Global economic changes may make the Thirlmere episode resonate even more in the near future. Manchester badly needed water because industrialization was producing a massive urban migration: The city grew from a population of 75,000 in 1801 to more than 300,000 by 1851. Today, half of the world’s population lives in cities, and the level will rise to 60 percent by 2030, according to a report last year from Harvard University and The Nature Conservancy. That concentration of people could lead to an increase in water disputes between urban and rural interests.

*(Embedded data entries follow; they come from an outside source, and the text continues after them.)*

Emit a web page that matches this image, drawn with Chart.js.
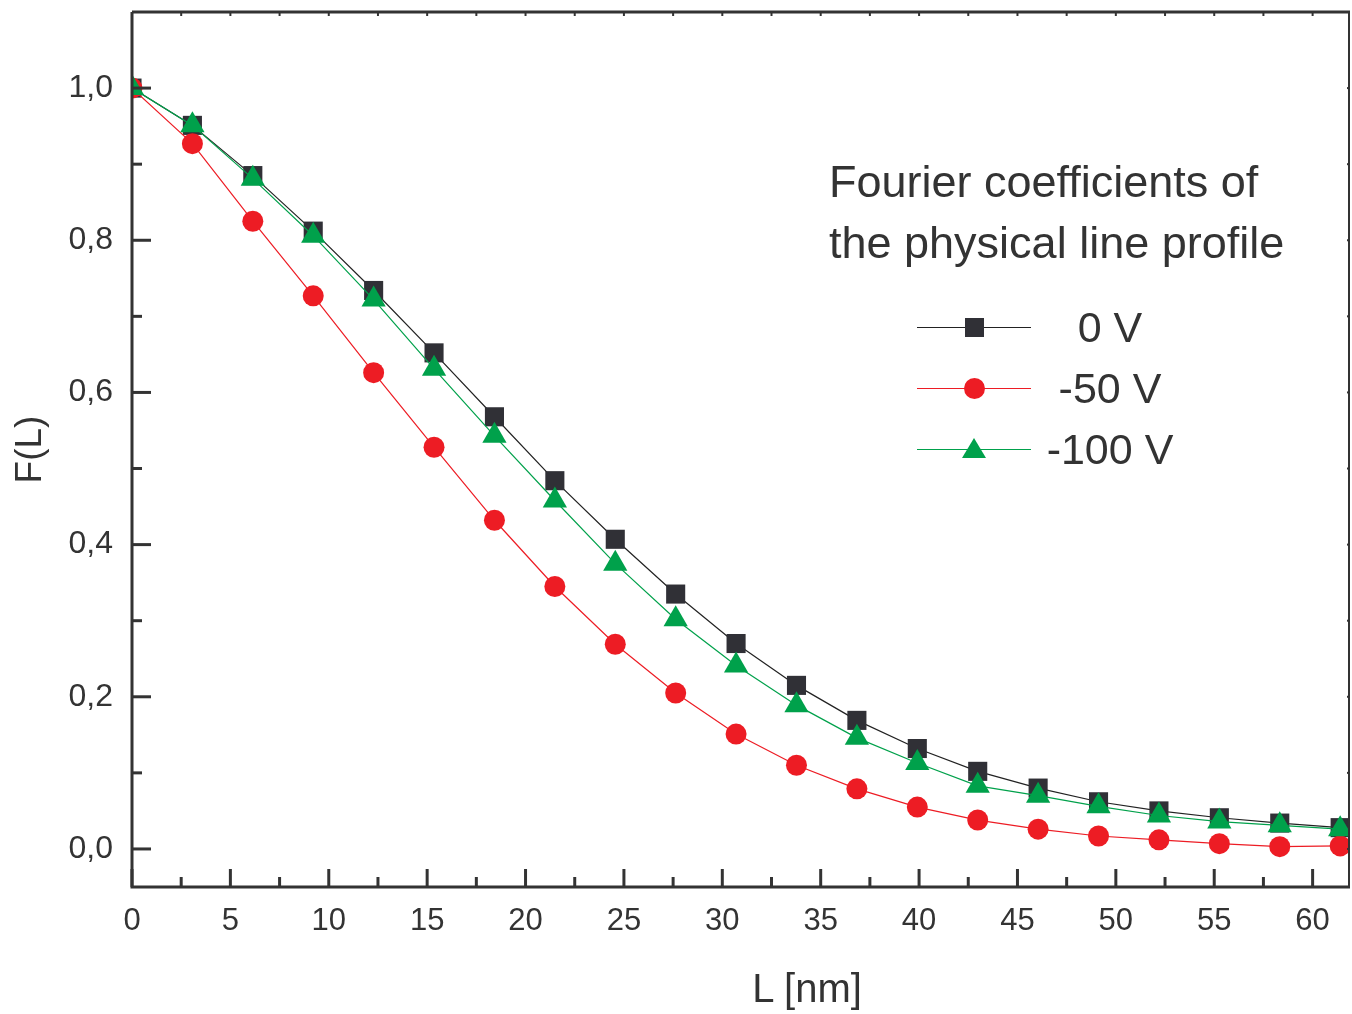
<!DOCTYPE html>
<html>
<head>
<meta charset="utf-8">
<script src="https://cdn.jsdelivr.net/npm/chart.js@4"></script>
<style>
  body { margin: 0; background: #fff; }
  #wrap { position: relative; width: 1352px; height: 1014px; font-family: "Liberation Sans", Arial, sans-serif; color: #333; }
  #note { position: absolute; left: 829px; top: 151px; font-size: 45px; line-height: 61px; white-space: nowrap; }
  #xtitle { position: absolute; left: 707px; width: 200px; top: 964px; text-align: center; font-size: 40px; line-height: 48px; }
  .row { position: absolute; left: 917px; height: 40px; width: 300px; }
  .row .ln { position: absolute; left: 0; top: 20px; width: 114px; height: 0; border-top: 1px solid; }
  .row .mk { position: absolute; }
  .row .tx { position: absolute; left: 118px; width: 150px; top: -3px; text-align: center; font-size: 43px; line-height: 46px; white-space: nowrap; }
</style>
</head>
<body>
<div id="wrap">
  <canvas id="myChart" width="1352" height="1014"></canvas>
  <div id="note">Fourier coefficients of<br>the physical line profile</div>
  <div id="xtitle">L [nm]</div>
  <div id="legend"></div>
</div>
<script>
// L values (nm)
const lValues = [0, 3.07, 6.14, 9.21, 12.28, 15.35, 18.42, 21.49, 24.56, 27.63, 30.70,
                 33.77, 36.84, 39.91, 42.98, 46.05, 49.12, 52.19, 55.26, 58.33, 61.40];

// F(L) for each bias voltage
const f0V = [1.0, 0.951, 0.885, 0.812, 0.734, 0.652, 0.568, 0.484, 0.407, 0.335, 0.270,
             0.215, 0.169, 0.132, 0.102, 0.080, 0.062, 0.050, 0.041, 0.034, 0.028];
const f50V = [1.0, 0.927, 0.825, 0.727, 0.626, 0.528, 0.432, 0.345, 0.269, 0.205, 0.151,
              0.110, 0.079, 0.055, 0.038, 0.026, 0.017, 0.012, 0.007, 0.003, 0.004];
const f100V = [1.0, 0.951, 0.881, 0.806, 0.722, 0.631, 0.543, 0.458, 0.375, 0.302, 0.241,
               0.189, 0.146, 0.113, 0.083, 0.070, 0.056, 0.044, 0.036, 0.031, 0.026];

const seriesLabels = ['0 V', '-50 V', '-100 V'];
const xTickValues = [0, 5, 10, 15, 20, 25, 30, 35, 40, 45, 50, 55, 60];
const yTickValues = [0, 0.2, 0.4, 0.6, 0.8, 1.0];

const axisColor = '#333';
const colors = ['#303036', '#ed1c24', '#00a14b'];
const lineColors = ['#222', '#ed1c24', '#00a14b'];

function toPoints(ys) {
    return lValues.map((x, i) => ({ x: x, y: ys[i] }));
}

// frame + inward tick marks, placed through the scales
const frameTicks = {
    id: 'frameTicks',
    afterDatasetsDraw(chart) {
        const { ctx, chartArea: a, scales: { x, y } } = chart;
        ctx.save();
        ctx.strokeStyle = axisColor;
        ctx.lineCap = 'butt';

        // bottom ticks
        ctx.lineWidth = 3;
        for (let v = 0; v <= 61; v += 2.5) {
            const px = x.getPixelForValue(v);
            const len = (v % 5 === 0) ? 18 : 10;
            ctx.beginPath(); ctx.moveTo(px, a.bottom); ctx.lineTo(px, a.bottom - len); ctx.stroke();
        }
        // left ticks
        for (let i = 0; i <= 10; i++) {
            const py = y.getPixelForValue(i / 10);
            const len = (i % 2 === 0) ? 19 : 10;
            ctx.beginPath(); ctx.moveTo(a.left, py); ctx.lineTo(a.left + len, py); ctx.stroke();
        }
        // top ticks (short)
        ctx.lineWidth = 2;
        for (let v = 2.5; v <= 61; v += 2.5) {
            const px = x.getPixelForValue(v);
            ctx.beginPath(); ctx.moveTo(px, a.top); ctx.lineTo(px, a.top + 4); ctx.stroke();
        }
        // right ticks (short)
        for (let i = 0; i <= 10; i++) {
            const py = y.getPixelForValue(i / 10);
            ctx.beginPath(); ctx.moveTo(a.right, py); ctx.lineTo(a.right - 3, py); ctx.stroke();
        }

        // frame
        ctx.lineWidth = 3;
        ctx.beginPath();
        ctx.moveTo(a.left, a.top); ctx.lineTo(a.left, a.bottom); ctx.lineTo(a.right, a.bottom);
        ctx.stroke();
        ctx.beginPath(); ctx.moveTo(a.left, a.top); ctx.lineTo(a.right, a.top); ctx.stroke();
        ctx.lineWidth = 2;
        ctx.beginPath(); ctx.moveTo(a.right - 1, a.top); ctx.lineTo(a.right - 1, a.bottom); ctx.stroke();
        ctx.restore();
    }
};

const ctx = document.getElementById('myChart');
const myChart = new Chart(ctx, {
    type: 'line',
    data: {
        datasets: [
            { label: seriesLabels[0], data: toPoints(f0V), order: 2,
              borderColor: lineColors[0], backgroundColor: colors[0],
              pointStyle: 'rect', pointRadius: 13.5, borderWidth: 1.2, pointBorderWidth: 0 },
            { label: seriesLabels[1], data: toPoints(f50V), order: 1,
              borderColor: lineColors[1], backgroundColor: colors[1],
              pointStyle: 'circle', pointRadius: 10.5, borderWidth: 1.2, pointBorderWidth: 0 },
            { label: seriesLabels[2], data: toPoints(f100V), order: 0,
              borderColor: lineColors[2], backgroundColor: colors[2],
              pointStyle: 'triangle', pointRadius: 14, borderWidth: 1.2, pointBorderWidth: 0 }
        ]
    },
    options: {
        responsive: false,
        animation: false,
        layout: { autoPadding: false, padding: { top: 12, right: 2, left: 0, bottom: 0 } },
        plugins: { legend: { display: false }, tooltip: { enabled: false } },
        scales: {
            x: {
                type: 'linear', min: 0, max: 61.9,
                grid: { display: false, drawTicks: false },
                border: { display: false },
                afterBuildTicks: s => { s.ticks = xTickValues.map(v => ({ value: v })); },
                afterFit: s => { s.height = 127; s.paddingLeft = 0; s.paddingRight = 0; },
                ticks: { color: axisColor, padding: 16, maxRotation: 0,
                         font: { family: 'Liberation Sans', size: 31 } },
                title: { display: false }
            },
            y: {
                type: 'linear', min: -0.05, max: 1.1,
                grid: { display: false, drawTicks: false },
                border: { display: false },
                afterBuildTicks: s => { s.ticks = yTickValues.map(v => ({ value: v })); },
                afterFit: s => { s.width = 132; s.paddingTop = 0; s.paddingBottom = 0; },
                ticks: { color: axisColor, padding: 19,
                         callback: v => v.toFixed(1).replace('.', ','),
                         font: { family: 'Liberation Sans', size: 32 } },
                title: { display: true, text: 'F(L)', color: axisColor,
                         padding: { top: 9, bottom: 0 },
                         font: { family: 'Liberation Sans', size: 37 } }
            }
        }
    },
    plugins: [frameTicks]
});

// legend rows built from the datasets
const legendRows = [327, 388, 449];
const legendEl = document.getElementById('legend');
seriesLabels.forEach((label, i) => {
    const row = document.createElement('div');
    row.className = 'row';
    row.style.top = (legendRows[i] - 20) + 'px';
    const ln = document.createElement('div');
    ln.className = 'ln';
    ln.style.borderTopColor = lineColors[i];
    const mk = document.createElement('div');
    mk.className = 'mk';
    if (i === 0) {
        Object.assign(mk.style, { left: '48px', top: '11px', width: '19px', height: '19px', background: colors[0] });
    } else if (i === 1) {
        Object.assign(mk.style, { left: '47px', top: '10px', width: '21px', height: '21px', borderRadius: '50%', background: colors[1] });
    } else {
        Object.assign(mk.style, { left: '45px', top: '9px', width: '24px', height: '20px', background: colors[2],
                                  clipPath: 'polygon(50% 0, 100% 100%, 0 100%)' });
    }
    const tx = document.createElement('div');
    tx.className = 'tx';
    tx.textContent = label;
    row.appendChild(ln);
    row.appendChild(mk);
    row.appendChild(tx);
    legendEl.appendChild(row);
});
</script>
</body>
</html>
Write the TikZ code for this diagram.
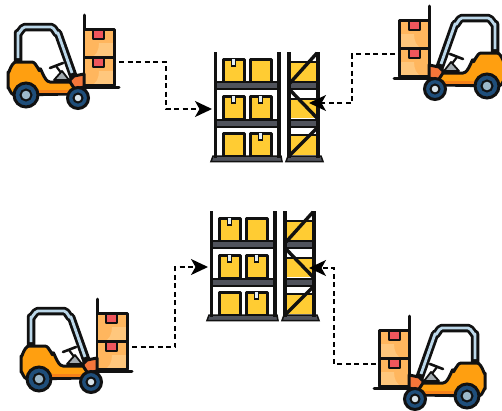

And while climate change has earned the most attention recently among environmental issues, public access to water remains a pressing concern. “Water is simmering there as an issue,” says Ritvo. Indeed the two matters seem increasingly intertwined; as The New York Times reported this week, shrinking glaciers have already created acute water shortages in some parts of Bolivia. Scientists also announced this week that droughts are leading to the rapid depletion of water sources in California’s Central Valley.

For these reasons, tomorrow’s struggles over water will involve “more than just environmental preservation,” Ritvo notes. Instead, she concludes, “The situation in California is an indicator of where we’re going. I think the form water politics is going to emerge in during the next few years will have to do with scarcity of supply — perhaps for everyone.”